*What is required:*
Copy out all the lines exactly. Omit pictures.

------------------------

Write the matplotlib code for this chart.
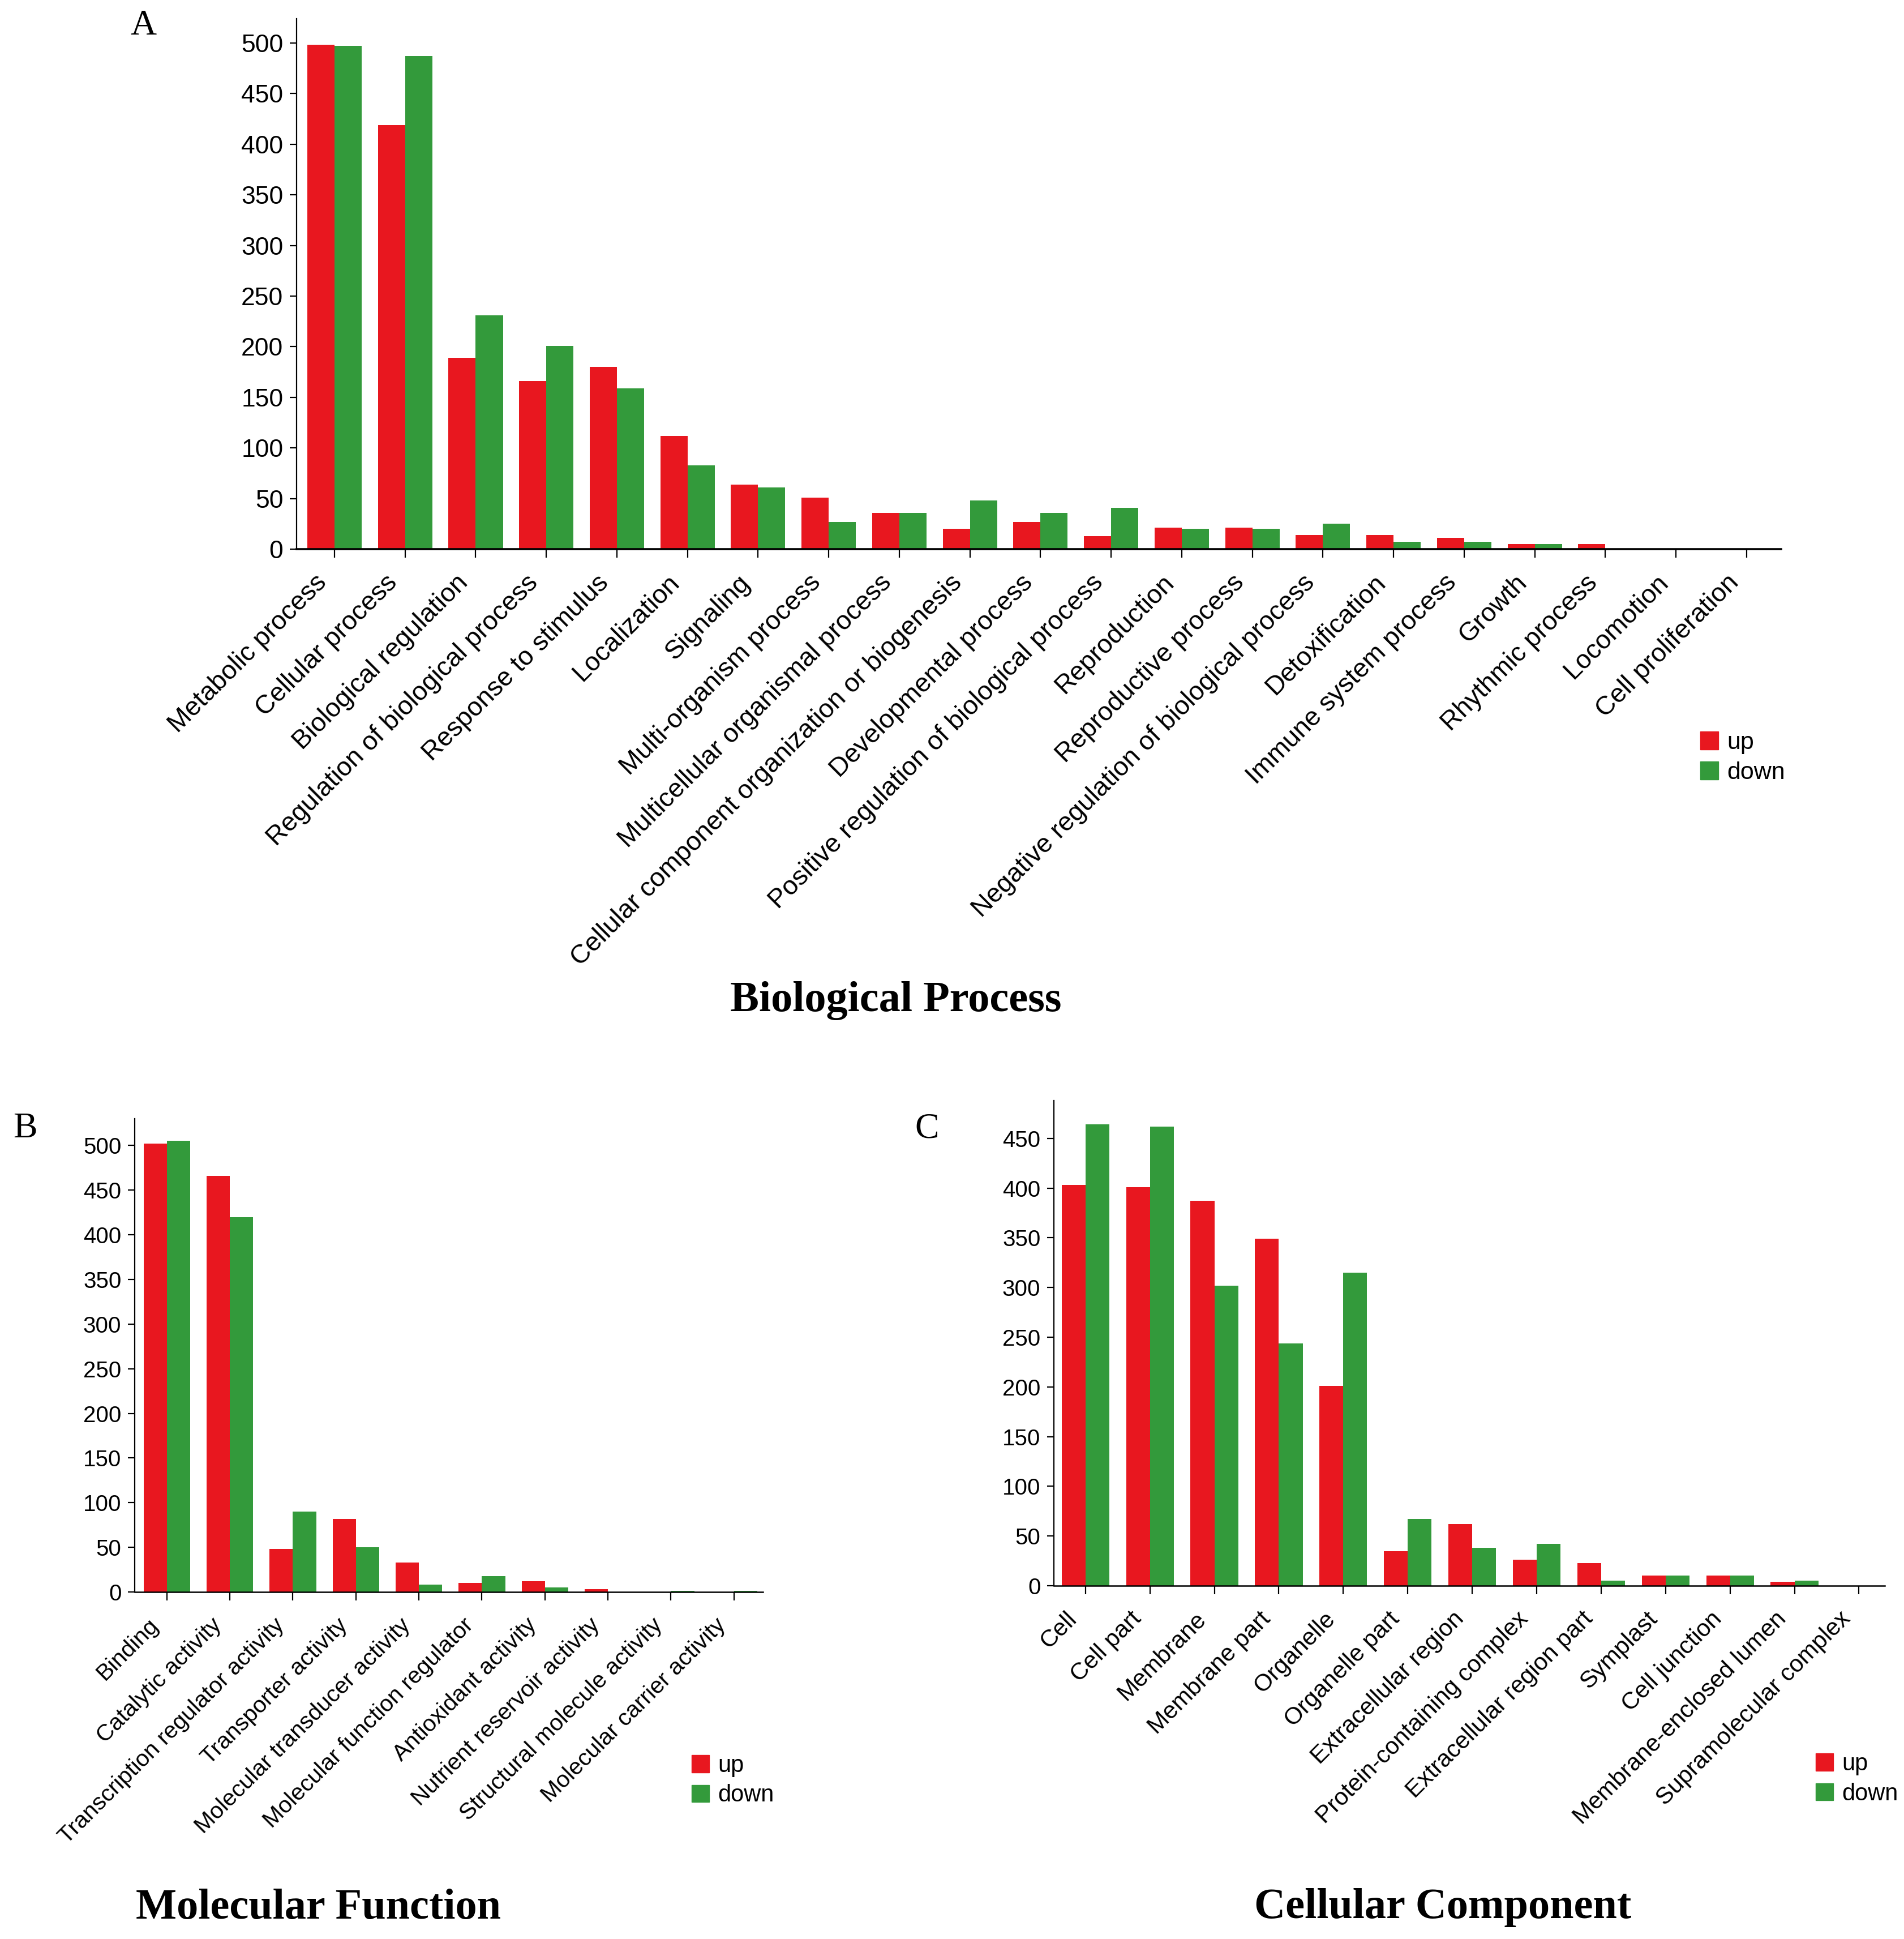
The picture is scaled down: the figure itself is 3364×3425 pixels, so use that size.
import matplotlib.pyplot as plt
import matplotlib.transforms as mtransforms
import numpy as np
from matplotlib.patches import Patch

plt.rcParams['font.family'] = ['Liberation Sans', 'DejaVu Sans']

RED = '#e8171f'
GREEN = '#339a3b'

# Biological Process
bp_labels = ['Metabolic process', 'Cellular process', 'Biological regulation',
             'Regulation of biological process', 'Response to stimulus',
             'Localization', 'Signaling', 'Multi-organism process',
             'Multicellular organismal process',
             'Cellular component organization or biogenesis',
             'Developmental process',
             'Positive regulation of biological process', 'Reproduction',
             'Reproductive process',
             'Negative regulation of biological process', 'Detoxification',
             'Immune system process', 'Growth', 'Rhythmic process',
             'Locomotion', 'Cell proliferation']
bp_up = [498, 419, 189, 166, 180, 112, 64, 51, 36, 20, 27, 13, 21, 21, 14, 14,
         11, 5, 5, 0, 0]
bp_down = [497, 487, 231, 201, 159, 83, 61, 27, 36, 48, 36, 41, 20, 20, 25, 7,
           7, 5, 0, 0, 0]

# Molecular Function
mf_labels = ['Binding', 'Catalytic activity',
             'Transcription regulator activity', 'Transporter activity',
             'Molecular transducer activity', 'Molecular function regulator',
             'Antioxidant activity', 'Nutrient reservoir activity',
             'Structural molecule activity', 'Molecular carrier activity']
mf_up = [502, 466, 48, 82, 33, 10, 12, 3, 0, 0]
mf_down = [505, 420, 90, 50, 8, 18, 5, 0, 1, 1]

# Cellular Component
cc_labels = ['Cell', 'Cell part', 'Membrane', 'Membrane part', 'Organelle',
             'Organelle part', 'Extracellular region',
             'Protein-containing complex', 'Extracellular region part',
             'Symplast', 'Cell junction', 'Membrane-enclosed lumen',
             'Supramolecular complex']
cc_up = [403, 401, 387, 349, 201, 35, 62, 26, 23, 10, 10, 4, 0]
cc_down = [464, 462, 302, 244, 315, 67, 38, 42, 5, 10, 10, 5, 0]

W, H = 3364, 3425
fig = plt.figure(figsize=(W / 100, H / 100), dpi=100)


def px_axes(left, top, right, bottom):
    # axes box given in pixel coords of the final image
    return fig.add_axes([left / W, 1 - bottom / H, (right - left) / W,
                         (bottom - top) / H])


def go_bars(ax, labels, up, down, width, xlim, ylim, yticks, xlw, yfs, xfs):
    x = np.arange(len(labels))
    ax.bar(x - width, up, width, align='edge', color=RED, lw=0)
    ax.bar(x, down, width, align='edge', color=GREEN, lw=0)

    ax.set_xlim(*xlim)
    ax.set_ylim(*ylim)
    ax.spines[['top', 'right']].set_visible(False)
    ax.spines['bottom'].set_linewidth(xlw)
    ax.spines['left'].set_linewidth(1.6)
    ax.set_yticks(yticks)
    ax.tick_params(axis='y', length=9, width=1.6, pad=8, labelsize=yfs)
    ax.tick_params(axis='x', length=11, width=1.6, pad=21, labelsize=xfs)
    ax.set_xticks(x)
    ax.set_xticklabels(labels, rotation=45, ha='right', va='center',
                       rotation_mode='anchor')

    # nudge the slanted labels a bit left/down, like the original
    shift = mtransforms.ScaledTranslation(-15 / 72, -6 / 72, fig.dpi_scale_trans)
    for lbl in ax.get_xticklabels():
        lbl.set_transform(lbl.get_transform() + shift)


def go_legend(ax, x, y, fs):
    handles = [Patch(color=RED, label='up'), Patch(color=GREEN, label='down')]
    ax.legend(handles=handles, loc='upper left', bbox_to_anchor=(x / W, 1 - y / H),
              bbox_transform=fig.transFigure, frameon=False, fontsize=fs,
              handlelength=0.75, handleheight=0.75, handletextpad=0.35,
              labelspacing=0.3, borderpad=0, borderaxespad=0)


# panel A
ax_a = px_axes(524, 33, 3147, 970)
go_bars(ax_a, bp_labels, bp_up, bp_down, 0.385, (-0.537, 20.49), (0, 524),
        range(0, 501, 50), 2.6, 32, 33.5)
go_legend(ax_a, 3004, 1292, 31)

# panel B
ax_b = px_axes(238, 1976, 1348, 2812)
go_bars(ax_b, mf_labels, mf_up, mf_down, 0.37, (-0.51, 9.46), (0, 530),
        range(0, 501, 50), 1.8, 29, 29.5)
go_legend(ax_b, 1222, 3099, 30)

# panel C
ax_c = px_axes(1862, 1944, 3330, 2801)
go_bars(ax_c, cc_labels, cc_up, cc_down, 0.37, (-0.49, 12.4), (0, 488),
        range(0, 451, 50), 1.8, 29, 30.5)
go_legend(ax_c, 3208, 3096, 30)

# panel letters and titles
serif = ['Liberation Serif', 'DejaVu Serif']
for s, (px, py) in zip('ABC', [(253, 46), (44, 1994), (1638, 1994)]):
    fig.text(px / W, 1 - py / H, s, family=serif, fontsize=46,
             ha='center', va='center')

titles = ['Biological Process', 'Molecular Function', 'Cellular Component']
for t, (px, py) in zip(titles, [(1583, 1768), (563, 3370), (2549, 3370)]):
    fig.text(px / W, 1 - py / H, t, family=serif, fontsize=55,
             fontweight='bold', ha='center', va='center')

fig.savefig('out.png', dpi=100, facecolor='white')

------------------------

*Answer for the task:*
Write the matplotlib code for this chart.
The picture is scaled down: the figure itself is 3364×3425 pixels, so use that size.
import matplotlib.pyplot as plt
import matplotlib.transforms as mtransforms
import numpy as np
from matplotlib.patches import Patch

plt.rcParams['font.family'] = ['Liberation Sans', 'DejaVu Sans']

RED = '#e8171f'
GREEN = '#339a3b'

# Biological Process
bp_labels = ['Metabolic process', 'Cellular process', 'Biological regulation',
             'Regulation of biological process', 'Response to stimulus',
             'Localization', 'Signaling', 'Multi-organism process',
             'Multicellular organismal process',
             'Cellular component organization or biogenesis',
             'Developmental process',
             'Positive regulation of biological process', 'Reproduction',
             'Reproductive process',
             'Negative regulation of biological process', 'Detoxification',
             'Immune system process', 'Growth', 'Rhythmic process',
             'Locomotion', 'Cell proliferation']
bp_up = [498, 419, 189, 166, 180, 112, 64, 51, 36, 20, 27, 13, 21, 21, 14, 14,
         11, 5, 5, 0, 0]
bp_down = [497, 487, 231, 201, 159, 83, 61, 27, 36, 48, 36, 41, 20, 20, 25, 7,
           7, 5, 0, 0, 0]

# Molecular Function
mf_labels = ['Binding', 'Catalytic activity',
             'Transcription regulator activity', 'Transporter activity',
             'Molecular transducer activity', 'Molecular function regulator',
             'Antioxidant activity', 'Nutrient reservoir activity',
             'Structural molecule activity', 'Molecular carrier activity']
mf_up = [502, 466, 48, 82, 33, 10, 12, 3, 0, 0]
mf_down = [505, 420, 90, 50, 8, 18, 5, 0, 1, 1]

# Cellular Component
cc_labels = ['Cell', 'Cell part', 'Membrane', 'Membrane part', 'Organelle',
             'Organelle part', 'Extracellular region',
             'Protein-containing complex', 'Extracellular region part',
             'Symplast', 'Cell junction', 'Membrane-enclosed lumen',
             'Supramolecular complex']
cc_up = [403, 401, 387, 349, 201, 35, 62, 26, 23, 10, 10, 4, 0]
cc_down = [464, 462, 302, 244, 315, 67, 38, 42, 5, 10, 10, 5, 0]

W, H = 3364, 3425
fig = plt.figure(figsize=(W / 100, H / 100), dpi=100)


def px_axes(left, top, right, bottom):
    # axes box given in pixel coords of the final image
    return fig.add_axes([left / W, 1 - bottom / H, (right - left) / W,
                         (bottom - top) / H])


def go_bars(ax, labels, up, down, width, xlim, ylim, yticks, xlw, yfs, xfs):
    x = np.arange(len(labels))
    ax.bar(x - width, up, width, align='edge', color=RED, lw=0)
    ax.bar(x, down, width, align='edge', color=GREEN, lw=0)

    ax.set_xlim(*xlim)
    ax.set_ylim(*ylim)
    ax.spines[['top', 'right']].set_visible(False)
    ax.spines['bottom'].set_linewidth(xlw)
    ax.spines['left'].set_linewidth(1.6)
    ax.set_yticks(yticks)
    ax.tick_params(axis='y', length=9, width=1.6, pad=8, labelsize=yfs)
    ax.tick_params(axis='x', length=11, width=1.6, pad=21, labelsize=xfs)
    ax.set_xticks(x)
    ax.set_xticklabels(labels, rotation=45, ha='right', va='center',
                       rotation_mode='anchor')

    # nudge the slanted labels a bit left/down, like the original
    shift = mtransforms.ScaledTranslation(-15 / 72, -6 / 72, fig.dpi_scale_trans)
    for lbl in ax.get_xticklabels():
        lbl.set_transform(lbl.get_transform() + shift)


def go_legend(ax, x, y, fs):
    handles = [Patch(color=RED, label='up'), Patch(color=GREEN, label='down')]
    ax.legend(handles=handles, loc='upper left', bbox_to_anchor=(x / W, 1 - y / H),
              bbox_transform=fig.transFigure, frameon=False, fontsize=fs,
              handlelength=0.75, handleheight=0.75, handletextpad=0.35,
              labelspacing=0.3, borderpad=0, borderaxespad=0)


# panel A
ax_a = px_axes(524, 33, 3147, 970)
go_bars(ax_a, bp_labels, bp_up, bp_down, 0.385, (-0.537, 20.49), (0, 524),
        range(0, 501, 50), 2.6, 32, 33.5)
go_legend(ax_a, 3004, 1292, 31)

# panel B
ax_b = px_axes(238, 1976, 1348, 2812)
go_bars(ax_b, mf_labels, mf_up, mf_down, 0.37, (-0.51, 9.46), (0, 530),
        range(0, 501, 50), 1.8, 29, 29.5)
go_legend(ax_b, 1222, 3099, 30)

# panel C
ax_c = px_axes(1862, 1944, 3330, 2801)
go_bars(ax_c, cc_labels, cc_up, cc_down, 0.37, (-0.49, 12.4), (0, 488),
        range(0, 451, 50), 1.8, 29, 30.5)
go_legend(ax_c, 3208, 3096, 30)

# panel letters and titles
serif = ['Liberation Serif', 'DejaVu Serif']
for s, (px, py) in zip('ABC', [(253, 46), (44, 1994), (1638, 1994)]):
    fig.text(px / W, 1 - py / H, s, family=serif, fontsize=46,
             ha='center', va='center')

titles = ['Biological Process', 'Molecular Function', 'Cellular Component']
for t, (px, py) in zip(titles, [(1583, 1768), (563, 3370), (2549, 3370)]):
    fig.text(px / W, 1 - py / H, t, family=serif, fontsize=55,
             fontweight='bold', ha='center', va='center')

fig.savefig('out.png', dpi=100, facecolor='white')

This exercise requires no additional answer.